Incognito worded exactly what my issue is: "If you feel as though you're walking on egg shells and can't be yourself, what is the point of getting back together as it can't be a true brotherly relationship." At this moment I could ask him a thousand questions, but I'm not sure if I will dare to ask him even ten of 'em. It's really walking on egg shells and I don't know if I can live with that. But I think I'm willing to give it a try. It's been years since we've seen each other and he knows now that I live in Spain (for him less risk that I drive over to visit him in an impulse), so even if he wasn't a JW anymore, it would still take time to get closer to one another again. It's just that I'm not sure by what and when (or if) he'll draw the line and cut me off again. And there's really only one way to find out, and that's try it. Just take the damn risk and see how far we get.
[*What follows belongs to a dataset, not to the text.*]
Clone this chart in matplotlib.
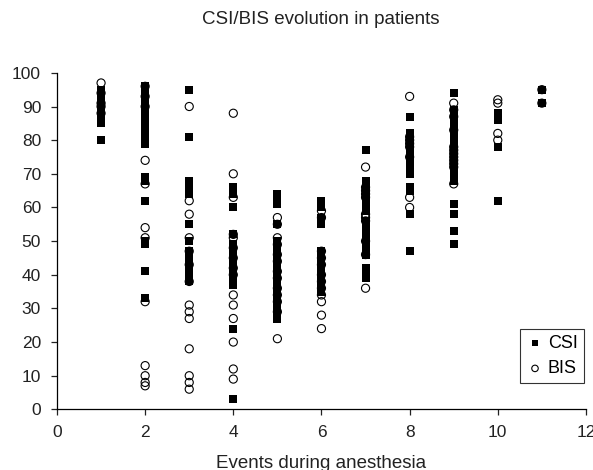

I'll just have to be careful, since he takes after my father, which is a stubborn *sshole who is easily offended (and thinks he's always right, even if you prove he's wrong), and I'm not sure if this is a genetic/family thing or a WTS-inheritance... On that account I think Jgnat's advice is helpful. I'll have to address his authentic self and keep looking for that part of him. And get him to think back to the wonderful times we used to have as brother and sister and how we always stood up for each other (growing up in a dysfunctional family we needed each other very much in the past, so there's a LOT that we've been through together). I used to be able to make him laugh a lot, so who knows, and maybe I can get him to record his voice and keyboard or guitar and add my voice and guitar to it, so we can have fun again in that way. I think that's the only way to approach this.
But it'll take some effort of me to let go of the hurt he's caused me by cutting me off. And maybe I'll have to tell him that I'm cautious, because I don't want him to hurt me again by cutting me off again. If we start this, he'll have to know I'm not a toy to play with. But I guess he'll understand that, since we have a mother who does that all the time.... attract, repel, attract, repel... That's the only good thing of me being DF'd, that I'm free of ever having to meet that woman again. But that's another subject
Anyway, thanks a lot for your input, all of you!